Source code of charts:
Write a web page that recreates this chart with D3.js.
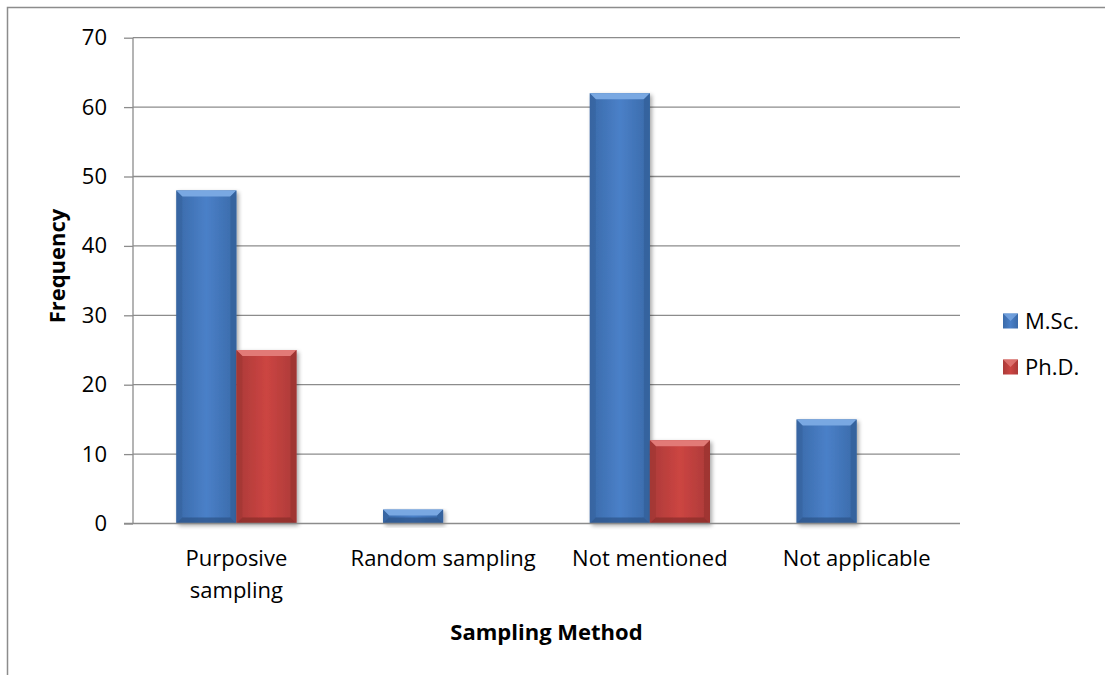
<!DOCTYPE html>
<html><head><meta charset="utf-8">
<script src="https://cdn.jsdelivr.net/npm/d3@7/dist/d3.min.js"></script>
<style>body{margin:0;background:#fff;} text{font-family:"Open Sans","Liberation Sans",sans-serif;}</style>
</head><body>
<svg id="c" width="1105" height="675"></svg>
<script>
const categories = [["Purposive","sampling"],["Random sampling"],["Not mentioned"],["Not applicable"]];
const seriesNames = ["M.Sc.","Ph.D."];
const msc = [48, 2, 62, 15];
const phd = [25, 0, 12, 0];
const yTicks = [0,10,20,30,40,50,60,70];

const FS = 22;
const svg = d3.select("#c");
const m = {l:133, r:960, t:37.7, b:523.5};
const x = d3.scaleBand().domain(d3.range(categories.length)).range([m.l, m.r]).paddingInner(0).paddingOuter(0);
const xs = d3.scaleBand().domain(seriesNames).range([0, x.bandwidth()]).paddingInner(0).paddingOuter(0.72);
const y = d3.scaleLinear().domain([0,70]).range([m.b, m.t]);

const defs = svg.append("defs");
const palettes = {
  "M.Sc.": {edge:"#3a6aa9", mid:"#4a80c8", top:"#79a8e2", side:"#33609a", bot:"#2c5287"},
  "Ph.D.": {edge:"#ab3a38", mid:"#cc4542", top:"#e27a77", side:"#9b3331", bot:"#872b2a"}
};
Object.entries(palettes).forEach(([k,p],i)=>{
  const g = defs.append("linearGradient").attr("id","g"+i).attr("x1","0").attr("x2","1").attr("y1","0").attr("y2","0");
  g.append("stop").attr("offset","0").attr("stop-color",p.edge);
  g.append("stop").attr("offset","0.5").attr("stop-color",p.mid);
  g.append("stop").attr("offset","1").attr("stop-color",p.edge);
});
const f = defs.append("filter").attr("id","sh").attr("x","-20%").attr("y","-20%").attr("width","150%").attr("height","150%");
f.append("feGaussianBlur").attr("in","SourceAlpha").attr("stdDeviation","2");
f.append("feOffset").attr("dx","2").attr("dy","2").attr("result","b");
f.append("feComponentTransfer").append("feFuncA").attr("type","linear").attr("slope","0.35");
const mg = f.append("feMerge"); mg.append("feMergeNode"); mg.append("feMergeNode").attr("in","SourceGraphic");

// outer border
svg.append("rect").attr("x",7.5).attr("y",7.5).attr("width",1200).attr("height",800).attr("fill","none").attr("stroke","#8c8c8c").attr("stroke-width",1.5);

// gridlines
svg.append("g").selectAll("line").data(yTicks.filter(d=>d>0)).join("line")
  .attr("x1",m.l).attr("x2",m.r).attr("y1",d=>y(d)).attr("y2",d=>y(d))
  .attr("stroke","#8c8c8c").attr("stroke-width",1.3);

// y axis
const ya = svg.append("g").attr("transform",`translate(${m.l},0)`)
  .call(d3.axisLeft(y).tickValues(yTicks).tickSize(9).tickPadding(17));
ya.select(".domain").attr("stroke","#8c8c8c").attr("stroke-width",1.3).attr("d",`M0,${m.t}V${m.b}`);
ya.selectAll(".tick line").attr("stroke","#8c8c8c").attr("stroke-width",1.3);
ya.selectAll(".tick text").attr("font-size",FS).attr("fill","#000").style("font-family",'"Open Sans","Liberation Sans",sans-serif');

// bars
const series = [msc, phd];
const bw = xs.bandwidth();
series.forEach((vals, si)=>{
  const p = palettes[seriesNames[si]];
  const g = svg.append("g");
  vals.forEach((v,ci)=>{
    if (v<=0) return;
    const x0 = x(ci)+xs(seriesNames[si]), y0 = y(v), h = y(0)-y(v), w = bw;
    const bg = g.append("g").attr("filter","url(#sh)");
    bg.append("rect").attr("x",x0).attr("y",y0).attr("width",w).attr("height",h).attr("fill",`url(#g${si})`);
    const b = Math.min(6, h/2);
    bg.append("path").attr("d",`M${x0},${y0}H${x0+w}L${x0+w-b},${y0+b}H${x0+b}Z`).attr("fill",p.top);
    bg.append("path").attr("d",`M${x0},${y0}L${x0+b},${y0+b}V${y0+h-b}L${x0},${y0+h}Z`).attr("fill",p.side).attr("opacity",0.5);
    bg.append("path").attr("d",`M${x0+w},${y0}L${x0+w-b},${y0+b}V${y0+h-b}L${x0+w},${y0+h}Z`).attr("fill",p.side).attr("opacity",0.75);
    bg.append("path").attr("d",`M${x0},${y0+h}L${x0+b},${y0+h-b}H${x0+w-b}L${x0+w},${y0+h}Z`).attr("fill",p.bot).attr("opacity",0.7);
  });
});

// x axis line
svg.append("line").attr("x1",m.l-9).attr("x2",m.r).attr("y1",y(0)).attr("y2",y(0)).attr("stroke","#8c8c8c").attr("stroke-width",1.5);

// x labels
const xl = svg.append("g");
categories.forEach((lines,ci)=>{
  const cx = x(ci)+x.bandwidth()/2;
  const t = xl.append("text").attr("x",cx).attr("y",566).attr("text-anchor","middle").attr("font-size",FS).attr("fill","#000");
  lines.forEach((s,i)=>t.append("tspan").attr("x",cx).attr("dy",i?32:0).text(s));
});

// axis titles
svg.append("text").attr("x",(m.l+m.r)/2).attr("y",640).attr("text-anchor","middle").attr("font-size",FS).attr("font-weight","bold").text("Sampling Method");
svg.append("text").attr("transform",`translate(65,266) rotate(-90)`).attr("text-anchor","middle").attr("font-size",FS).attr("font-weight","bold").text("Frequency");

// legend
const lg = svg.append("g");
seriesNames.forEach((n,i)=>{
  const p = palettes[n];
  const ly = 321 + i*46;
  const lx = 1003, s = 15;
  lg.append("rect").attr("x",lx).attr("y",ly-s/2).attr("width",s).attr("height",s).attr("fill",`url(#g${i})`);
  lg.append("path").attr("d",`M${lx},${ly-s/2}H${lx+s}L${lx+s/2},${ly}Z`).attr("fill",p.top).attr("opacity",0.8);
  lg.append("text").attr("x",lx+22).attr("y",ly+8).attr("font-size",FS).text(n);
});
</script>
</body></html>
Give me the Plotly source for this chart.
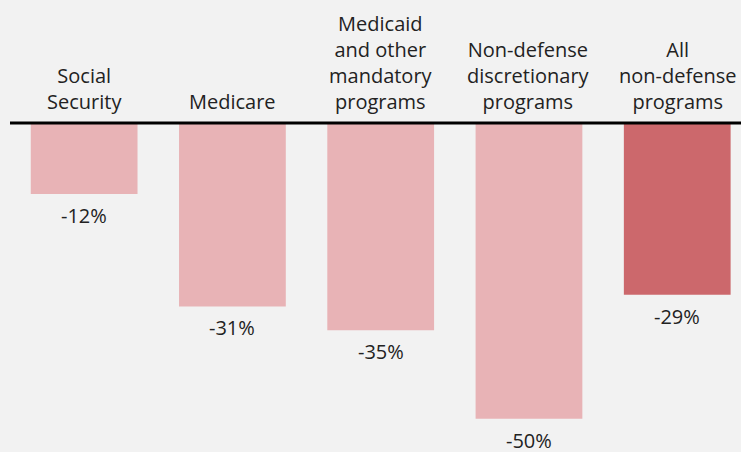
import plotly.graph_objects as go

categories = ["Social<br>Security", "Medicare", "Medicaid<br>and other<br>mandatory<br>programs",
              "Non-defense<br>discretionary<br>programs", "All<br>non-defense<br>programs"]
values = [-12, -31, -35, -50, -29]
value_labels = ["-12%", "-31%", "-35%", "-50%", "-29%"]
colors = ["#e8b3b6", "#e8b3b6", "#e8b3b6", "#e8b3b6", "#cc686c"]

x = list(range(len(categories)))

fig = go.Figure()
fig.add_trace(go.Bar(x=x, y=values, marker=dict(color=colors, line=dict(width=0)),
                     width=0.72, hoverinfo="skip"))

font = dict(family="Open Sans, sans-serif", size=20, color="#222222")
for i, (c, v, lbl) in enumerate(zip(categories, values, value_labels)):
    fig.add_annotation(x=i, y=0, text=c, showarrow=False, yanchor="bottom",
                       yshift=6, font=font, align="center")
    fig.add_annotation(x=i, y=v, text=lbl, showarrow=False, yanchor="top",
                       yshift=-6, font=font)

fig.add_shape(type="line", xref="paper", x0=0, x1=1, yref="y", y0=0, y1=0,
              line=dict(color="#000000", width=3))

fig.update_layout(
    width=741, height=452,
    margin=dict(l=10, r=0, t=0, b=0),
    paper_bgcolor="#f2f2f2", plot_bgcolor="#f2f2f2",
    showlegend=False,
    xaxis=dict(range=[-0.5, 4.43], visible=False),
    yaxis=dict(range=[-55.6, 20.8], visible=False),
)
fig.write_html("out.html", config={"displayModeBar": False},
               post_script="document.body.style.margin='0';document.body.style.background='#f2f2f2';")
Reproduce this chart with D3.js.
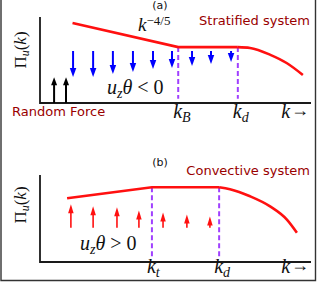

Requirement:
Output the lines above in full and exactly as given, omitting any pictures.

Output for this task:
Write a web page that recreates this chart with D3.js.
<!DOCTYPE html>
<html><head><meta charset="utf-8">
<script src="https://cdn.jsdelivr.net/npm/d3@7/dist/d3.min.js"></script>
<style>body{margin:0;background:#fff;} text{font-family:"Open Sans","Liberation Sans",sans-serif;}</style>
</head><body>
<svg id="c" width="1105" height="675"></svg>
<script>
const categories = [["Purposive","sampling"],["Random sampling"],["Not mentioned"],["Not applicable"]];
const seriesNames = ["M.Sc.","Ph.D."];
const msc = [48, 2, 62, 15];
const phd = [25, 0, 12, 0];
const yTicks = [0,10,20,30,40,50,60,70];

const FS = 22;
const svg = d3.select("#c");
const m = {l:133, r:960, t:37.7, b:523.5};
const x = d3.scaleBand().domain(d3.range(categories.length)).range([m.l, m.r]).paddingInner(0).paddingOuter(0);
const xs = d3.scaleBand().domain(seriesNames).range([0, x.bandwidth()]).paddingInner(0).paddingOuter(0.72);
const y = d3.scaleLinear().domain([0,70]).range([m.b, m.t]);

const defs = svg.append("defs");
const palettes = {
  "M.Sc.": {edge:"#3a6aa9", mid:"#4a80c8", top:"#79a8e2", side:"#33609a", bot:"#2c5287"},
  "Ph.D.": {edge:"#ab3a38", mid:"#cc4542", top:"#e27a77", side:"#9b3331", bot:"#872b2a"}
};
Object.entries(palettes).forEach(([k,p],i)=>{
  const g = defs.append("linearGradient").attr("id","g"+i).attr("x1","0").attr("x2","1").attr("y1","0").attr("y2","0");
  g.append("stop").attr("offset","0").attr("stop-color",p.edge);
  g.append("stop").attr("offset","0.5").attr("stop-color",p.mid);
  g.append("stop").attr("offset","1").attr("stop-color",p.edge);
});
const f = defs.append("filter").attr("id","sh").attr("x","-20%").attr("y","-20%").attr("width","150%").attr("height","150%");
f.append("feGaussianBlur").attr("in","SourceAlpha").attr("stdDeviation","2");
f.append("feOffset").attr("dx","2").attr("dy","2").attr("result","b");
f.append("feComponentTransfer").append("feFuncA").attr("type","linear").attr("slope","0.35");
const mg = f.append("feMerge"); mg.append("feMergeNode"); mg.append("feMergeNode").attr("in","SourceGraphic");

// outer border
svg.append("rect").attr("x",7.5).attr("y",7.5).attr("width",1200).attr("height",800).attr("fill","none").attr("stroke","#8c8c8c").attr("stroke-width",1.5);

// gridlines
svg.append("g").selectAll("line").data(yTicks.filter(d=>d>0)).join("line")
  .attr("x1",m.l).attr("x2",m.r).attr("y1",d=>y(d)).attr("y2",d=>y(d))
  .attr("stroke","#8c8c8c").attr("stroke-width",1.3);

// y axis
const ya = svg.append("g").attr("transform",`translate(${m.l},0)`)
  .call(d3.axisLeft(y).tickValues(yTicks).tickSize(9).tickPadding(17));
ya.select(".domain").attr("stroke","#8c8c8c").attr("stroke-width",1.3).attr("d",`M0,${m.t}V${m.b}`);
ya.selectAll(".tick line").attr("stroke","#8c8c8c").attr("stroke-width",1.3);
ya.selectAll(".tick text").attr("font-size",FS).attr("fill","#000").style("font-family",'"Open Sans","Liberation Sans",sans-serif');

// bars
const series = [msc, phd];
const bw = xs.bandwidth();
series.forEach((vals, si)=>{
  const p = palettes[seriesNames[si]];
  const g = svg.append("g");
  vals.forEach((v,ci)=>{
    if (v<=0) return;
    const x0 = x(ci)+xs(seriesNames[si]), y0 = y(v), h = y(0)-y(v), w = bw;
    const bg = g.append("g").attr("filter","url(#sh)");
    bg.append("rect").attr("x",x0).attr("y",y0).attr("width",w).attr("height",h).attr("fill",`url(#g${si})`);
    const b = Math.min(6, h/2);
    bg.append("path").attr("d",`M${x0},${y0}H${x0+w}L${x0+w-b},${y0+b}H${x0+b}Z`).attr("fill",p.top);
    bg.append("path").attr("d",`M${x0},${y0}L${x0+b},${y0+b}V${y0+h-b}L${x0},${y0+h}Z`).attr("fill",p.side).attr("opacity",0.5);
    bg.append("path").attr("d",`M${x0+w},${y0}L${x0+w-b},${y0+b}V${y0+h-b}L${x0+w},${y0+h}Z`).attr("fill",p.side).attr("opacity",0.75);
    bg.append("path").attr("d",`M${x0},${y0+h}L${x0+b},${y0+h-b}H${x0+w-b}L${x0+w},${y0+h}Z`).attr("fill",p.bot).attr("opacity",0.7);
  });
});

// x axis line
svg.append("line").attr("x1",m.l-9).attr("x2",m.r).attr("y1",y(0)).attr("y2",y(0)).attr("stroke","#8c8c8c").attr("stroke-width",1.5);

// x labels
const xl = svg.append("g");
categories.forEach((lines,ci)=>{
  const cx = x(ci)+x.bandwidth()/2;
  const t = xl.append("text").attr("x",cx).attr("y",566).attr("text-anchor","middle").attr("font-size",FS).attr("fill","#000");
  lines.forEach((s,i)=>t.append("tspan").attr("x",cx).attr("dy",i?32:0).text(s));
});

// axis titles
svg.append("text").attr("x",(m.l+m.r)/2).attr("y",640).attr("text-anchor","middle").attr("font-size",FS).attr("font-weight","bold").text("Sampling Method");
svg.append("text").attr("transform",`translate(65,266) rotate(-90)`).attr("text-anchor","middle").attr("font-size",FS).attr("font-weight","bold").text("Frequency");

// legend
const lg = svg.append("g");
seriesNames.forEach((n,i)=>{
  const p = palettes[n];
  const ly = 321 + i*46;
  const lx = 1003, s = 15;
  lg.append("rect").attr("x",lx).attr("y",ly-s/2).attr("width",s).attr("height",s).attr("fill",`url(#g${i})`);
  lg.append("path").attr("d",`M${lx},${ly-s/2}H${lx+s}L${lx+s/2},${ly}Z`).attr("fill",p.top).attr("opacity",0.8);
  lg.append("text").attr("x",lx+22).attr("y",ly+8).attr("font-size",FS).text(n);
});
</script>
</body></html>
Give me the Plotly source for this chart.
import plotly.graph_objects as go

categories = ["Social<br>Security", "Medicare", "Medicaid<br>and other<br>mandatory<br>programs",
              "Non-defense<br>discretionary<br>programs", "All<br>non-defense<br>programs"]
values = [-12, -31, -35, -50, -29]
value_labels = ["-12%", "-31%", "-35%", "-50%", "-29%"]
colors = ["#e8b3b6", "#e8b3b6", "#e8b3b6", "#e8b3b6", "#cc686c"]

x = list(range(len(categories)))

fig = go.Figure()
fig.add_trace(go.Bar(x=x, y=values, marker=dict(color=colors, line=dict(width=0)),
                     width=0.72, hoverinfo="skip"))

font = dict(family="Open Sans, sans-serif", size=20, color="#222222")
for i, (c, v, lbl) in enumerate(zip(categories, values, value_labels)):
    fig.add_annotation(x=i, y=0, text=c, showarrow=False, yanchor="bottom",
                       yshift=6, font=font, align="center")
    fig.add_annotation(x=i, y=v, text=lbl, showarrow=False, yanchor="top",
                       yshift=-6, font=font)

fig.add_shape(type="line", xref="paper", x0=0, x1=1, yref="y", y0=0, y1=0,
              line=dict(color="#000000", width=3))

fig.update_layout(
    width=741, height=452,
    margin=dict(l=10, r=0, t=0, b=0),
    paper_bgcolor="#f2f2f2", plot_bgcolor="#f2f2f2",
    showlegend=False,
    xaxis=dict(range=[-0.5, 4.43], visible=False),
    yaxis=dict(range=[-55.6, 20.8], visible=False),
)
fig.write_html("out.html", config={"displayModeBar": False},
               post_script="document.body.style.margin='0';document.body.style.background='#f2f2f2';")
Reproduce this chart with D3.js.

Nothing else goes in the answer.